1 Corintios 9:24-25 RVC
En este mundo luchamos diariamente para poder sobrevivir, corremos una carrera tal como lo mencionan estos versículos. Desde muy temprana edad, comenzamos una vida de estudio continuo que representa básicamente un tercio de nuestras vidas, el siguiente tercio nos dedicamos al trabajo y a otras actividades. Ahora, recordemos que la carrera más importante de la cual somos partícipes, es la carrera de la fe.
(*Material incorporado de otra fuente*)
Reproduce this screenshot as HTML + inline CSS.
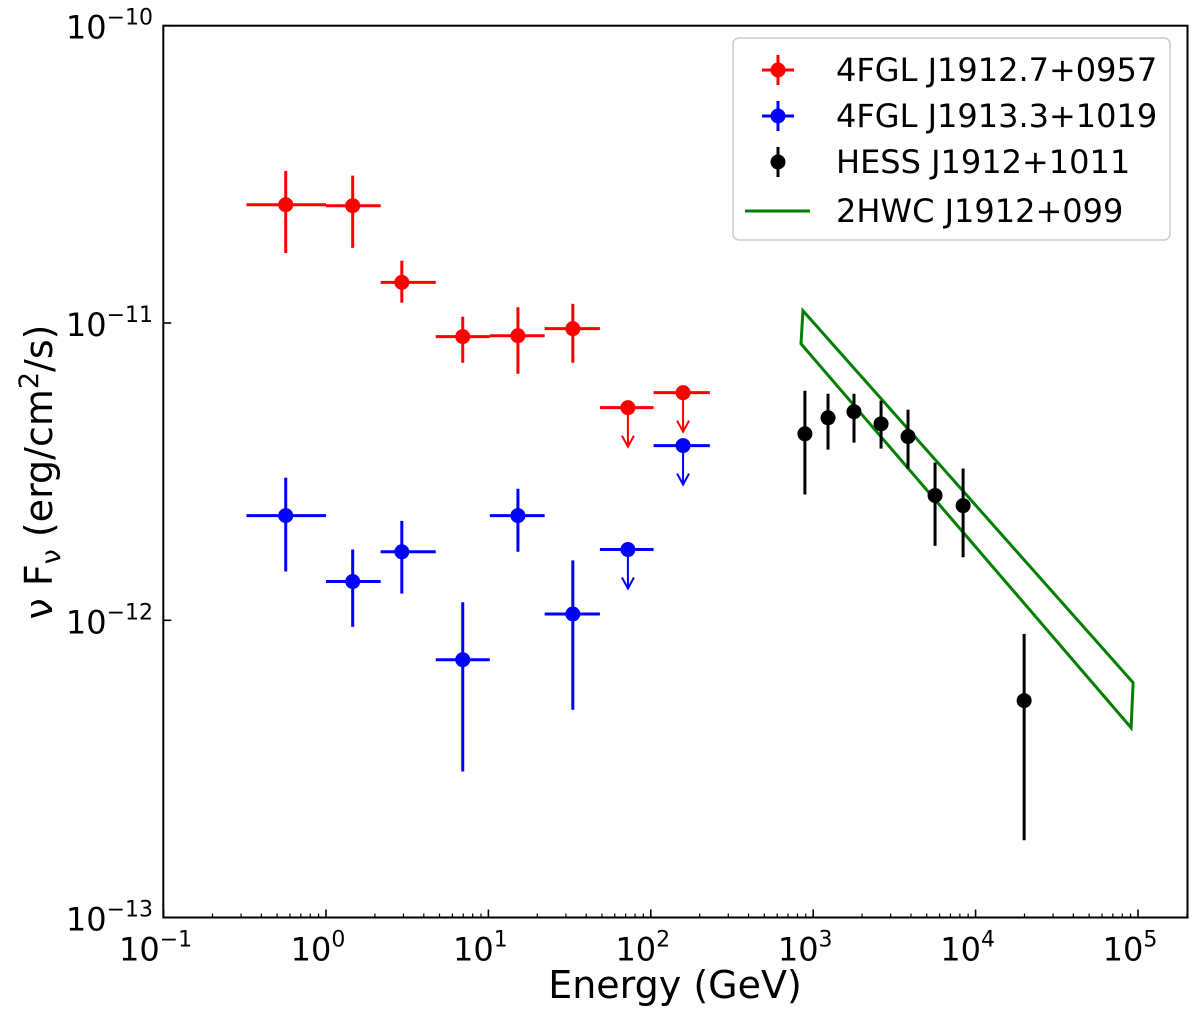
<!DOCTYPE html>
<html><head><meta charset="utf-8"><style>
html,body{margin:0;padding:0;background:#fff;}
svg{display:block;font-family:"DejaVu Sans","Liberation Sans",sans-serif;}
</style></head><body>
<svg id="chart" width="1200" height="1016" viewBox="0 0 1200 1016" xmlns="http://www.w3.org/2000/svg">
<g id="marks"></g>
<g id="axes"></g>
<g id="legend"></g>
</svg>
<script>
// ---- data ----
const redE = [0.565, 1.46, 2.93, 6.95, 15.2, 33.1];
const redLo = [0.324, 1.0, 2.17, 4.74, 10.2, 22.2];
const redHi = [1.0, 2.17, 4.74, 10.2, 22.2, 48.6];
const redF = [2.50e-11, 2.48e-11, 1.37e-11, 9.0e-12, 9.06e-12, 9.57e-12];
const redFlo = [1.72e-11, 1.79e-11, 1.17e-11, 7.35e-12, 6.75e-12, 7.35e-12];
const redFhi = [3.25e-11, 3.13e-11, 1.62e-11, 1.05e-11, 1.13e-11, 1.16e-11];
const redUL_E = [72.3, 158];
const redUL_lo = [48.6, 104];
const redUL_hi = [104, 231];
const redUL_F = [5.19e-12, 5.83e-12];

const blueE = [0.565, 1.46, 2.93, 6.95, 15.2, 33.1];
const blueLo = [0.324, 1.0, 2.17, 4.74, 10.2, 22.2];
const blueHi = [1.0, 2.17, 4.74, 10.2, 22.2, 48.6];
const blueF = [2.25e-12, 1.35e-12, 1.70e-12, 7.37e-13, 2.25e-12, 1.05e-12];
const blueFlo = [1.46e-12, 0.95e-12, 1.23e-12, 3.10e-13, 1.70e-12, 5.0e-13];
const blueFhi = [3.02e-12, 1.73e-12, 2.16e-12, 1.15e-12, 2.77e-12, 1.59e-12];
const blueUL_E = [72.3, 158];
const blueUL_lo = [48.6, 104];
const blueUL_hi = [104, 231];
const blueUL_F = [1.73e-12, 3.87e-12];

const hessE = [889, 1234, 1783, 2617, 3837, 5627, 8375, 19900];
const hessF = [4.24e-12, 4.80e-12, 5.03e-12, 4.58e-12, 4.15e-12, 2.63e-12, 2.43e-12, 5.37e-13];
const hessFlo = [2.65e-12, 3.75e-12, 3.96e-12, 3.78e-12, 3.24e-12, 1.78e-12, 1.63e-12, 1.82e-13];
const hessFhi = [5.92e-12, 5.78e-12, 5.78e-12, 5.48e-12, 5.11e-12, 3.39e-12, 3.24e-12, 9.0e-13];

const hwcE = [865, 93300];
const hwcUpper = [1.10e-11, 6.17e-13];
const hwcLower = [8.52e-12, 4.35e-13];

const xTickExp = [-1, 0, 1, 2, 3, 4, 5];
const yTickExp = [-10, -11, -12, -13];
const legendLabels = ["4FGL J1912.7+0957", "4FGL J1913.3+1019", "HESS J1912+1011", "2HWC J1912+099"];

// ---- axes ----
const L = 163.3, R = 1187.5, T = 25.7, B = 917.5;
const X0 = 326.0, XD = 162.4;
const Y10 = 25.7, YD = 297.3;
function xs(e){ return X0 + Math.log10(e) * XD; }
function ys(f){ return Y10 + (-10 - Math.log10(f)) * YD; }

const NS = "http://www.w3.org/2000/svg";
function mk(tag, attrs, parent){
  const el = document.createElementNS(NS, tag);
  for (const k in attrs) el.setAttribute(k, attrs[k]);
  parent.appendChild(el);
  return el;
}
const marks = document.getElementById('marks');
const axes = document.getElementById('axes');
const legend = document.getElementById('legend');

function errPoint(parent, x, lo, hi, f, flo, fhi, color, name){
  const g = mk('g', {}, parent);
  
  
  if (lo !== null) mk('line', {x1: xs(lo), x2: xs(hi), y1: ys(f), y2: ys(f), stroke: color, 'stroke-width': 3}, g);
  mk('line', {x1: xs(x), x2: xs(x), y1: ys(flo), y2: ys(fhi), stroke: color, 'stroke-width': 3}, g);
  mk('circle', {cx: xs(x), cy: ys(f), r: 7.5, fill: color}, g);
}
function ulPoint(parent, x, lo, hi, f, color, name){
  const g = mk('g', {}, parent);
  
  
  const cx = xs(x), cy = ys(f);
  mk('line', {x1: xs(lo), x2: xs(hi), y1: cy, y2: cy, stroke: color, 'stroke-width': 3}, g);
  mk('line', {x1: cx, x2: cx, y1: cy, y2: cy + 38, stroke: color, 'stroke-width': 2}, g);
  mk('polyline', {points: `${cx-6},${cy+28} ${cx},${cy+39} ${cx+6},${cy+28}`, fill: 'none', stroke: color, 'stroke-width': 2}, g);
  mk('circle', {cx: cx, cy: cy, r: 7.5, fill: color}, g);
}

const poly = mk('polygon', {
  points: `${xs(hwcE[0])},${ys(hwcUpper[0])} ${xs(hwcE[1])},${ys(hwcUpper[1])} ${xs(hwcE[1])-2},${ys(hwcLower[1])} ${xs(hwcE[0])-2},${ys(hwcLower[0])}`,
  fill: 'none', stroke: '#008000', 'stroke-width': 3
}, marks);



redE.forEach((e, i) => errPoint(marks, e, redLo[i], redHi[i], redF[i], redFlo[i], redFhi[i], '#ff0000', 'red-point-' + i));
redUL_E.forEach((e, i) => ulPoint(marks, e, redUL_lo[i], redUL_hi[i], redUL_F[i], '#ff0000', 'red-upper-limit-' + i));
blueE.forEach((e, i) => errPoint(marks, e, blueLo[i], blueHi[i], blueF[i], blueFlo[i], blueFhi[i], '#0000ff', 'blue-point-' + i));
blueUL_E.forEach((e, i) => ulPoint(marks, e, blueUL_lo[i], blueUL_hi[i], blueUL_F[i], '#0000ff', 'blue-upper-limit-' + i));
hessE.forEach((e, i) => errPoint(marks, e, null, null, hessF[i], hessFlo[i], hessFhi[i], '#000000', 'hess-point-' + i));

const frame = mk('rect', {x: L, y: T, width: R - L, height: B - T, fill: 'none', stroke: '#000', 'stroke-width': 2}, axes);



xTickExp.forEach(p => {
  const x = xs(Math.pow(10, p));
  mk('line', {x1: x, x2: x, y1: B, y2: B - 8, stroke: '#000', 'stroke-width': 1.6}, axes);
  for (let m = 2; m <= 9; m++) {
    const xm = xs(m * Math.pow(10, p));
    if (xm < R) mk('line', {x1: xm, x2: xm, y1: B, y2: B - 4, stroke: '#000', 'stroke-width': 1.2}, axes);
  }
  const t = mk('text', {x: x - 8, y: B + 43, 'font-size': 32, 'text-anchor': 'middle', fill: '#000'}, axes);
  
  
  t.innerHTML = `10<tspan dy="-14" font-size="22">${p < 0 ? '−' + (-p) : p}</tspan>`;
});
yTickExp.forEach(p => {
  const y = ys(Math.pow(10, p));
  mk('line', {x1: L, x2: L + 8, y1: y, y2: y, stroke: '#000', 'stroke-width': 1.6}, axes);
  if (p > -10) {
    for (let m = 2; m <= 9; m++) {
      const ym = ys(m * Math.pow(10, p));
      mk('line', {x1: L, x2: L + 4, y1: ym, y2: ym, stroke: '#000', 'stroke-width': 1.2}, axes);
    }
  }
  const t = mk('text', {x: 153, y: y + 13, 'font-size': 32, 'text-anchor': 'end', fill: '#000'}, axes);
  
  
  t.innerHTML = `10<tspan dy="-14" font-size="22">−${-p}</tspan>`;
});

const xt = mk('text', {x: 675, y: 998, 'font-size': 38, 'text-anchor': 'middle', fill: '#000'}, axes);


xt.textContent = 'Energy (GeV)';
const yt = mk('text', {x: 0, y: 0, 'font-size': 38, 'text-anchor': 'middle', fill: '#000', transform: 'translate(52,472) rotate(-90)'}, axes);


yt.innerHTML = 'ν F<tspan dy="8" font-size="27">ν</tspan><tspan dy="-8"> (erg/cm</tspan><tspan dy="-14" font-size="27">2</tspan><tspan dy="14">/s)</tspan>';

const lb = mk('rect', {x: 733, y: 38, width: 437, height: 202, rx: 6, fill: '#fff', stroke: '#ccc', 'stroke-width': 1.5}, legend);


const legColors = ['#ff0000', '#0000ff', '#000000', '#008000'];
const legY = [70, 116, 162, 211];
legendLabels.forEach((lab, i) => {
  const g = mk('g', {}, legend);
  
  
  const y = legY[i], c = legColors[i];
  if (i < 2) {
    mk('line', {x1: 762, x2: 794, y1: y, y2: y, stroke: c, 'stroke-width': 3}, g);
    mk('line', {x1: 778, x2: 778, y1: y - 15, y2: y + 15, stroke: c, 'stroke-width': 3}, g);
    mk('circle', {cx: 778, cy: y, r: 7.5, fill: c}, g);
  } else if (i === 2) {
    mk('line', {x1: 778, x2: 778, y1: y - 15, y2: y + 15, stroke: c, 'stroke-width': 3}, g);
    mk('circle', {cx: 778, cy: y, r: 7.5, fill: c}, g);
  } else {
    mk('line', {x1: 745, x2: 810, y1: y, y2: y, stroke: c, 'stroke-width': 3}, g);
  }
  const t = mk('text', {x: 836, y: y + 11, 'font-size': 32, fill: '#000'}, g);
  t.textContent = lab;
});
</script>
</body></html>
Aunque nuestros logros académicos o laborales son buenas dádivas y bendiciones de Dios, son terrenales y corruptibles. Hoy puedo decirte con total sinceridad que el reconocimiento que gané en la secundaria por haber escrito ese cuento, no sé que se hizo o dónde podría estar. Realmente, el sentimiento de satisfacción no perduró tanto tiempo. ¿Sabes? Así de efímero y pasajera es cualquier recompensa que podemos obtener en este mundo.
En cambio, la recompensa que obtendremos por luchar contra la corriente del mundo y por seguir a Cristo hasta el final, es incorruptible y eterna. En ocasiones, las presiones y tentaciones de este mundo nos harán sentir como en una prisión, como que nos estamos perdiendo de algo bueno al no actuar de la misma forma que lo hacen los demás; pero nada puede estar más lejos de la verdad.
El final del cuento que escribí hace muchos años, ahora me hace mucho sentido: lo que para el mundo puede parecer una prisión, es en realidad un paraíso. Es la vida eterna que Dios ha prometido a cada uno de sus hijos, y que pueden experimentar aquí y ahora (Jn 17:3).
Que nuestro anhelo y oración a Dios sean siempre:
«Venga tu reino. Hágase tu voluntad, como en el cielo, así también en la tierra».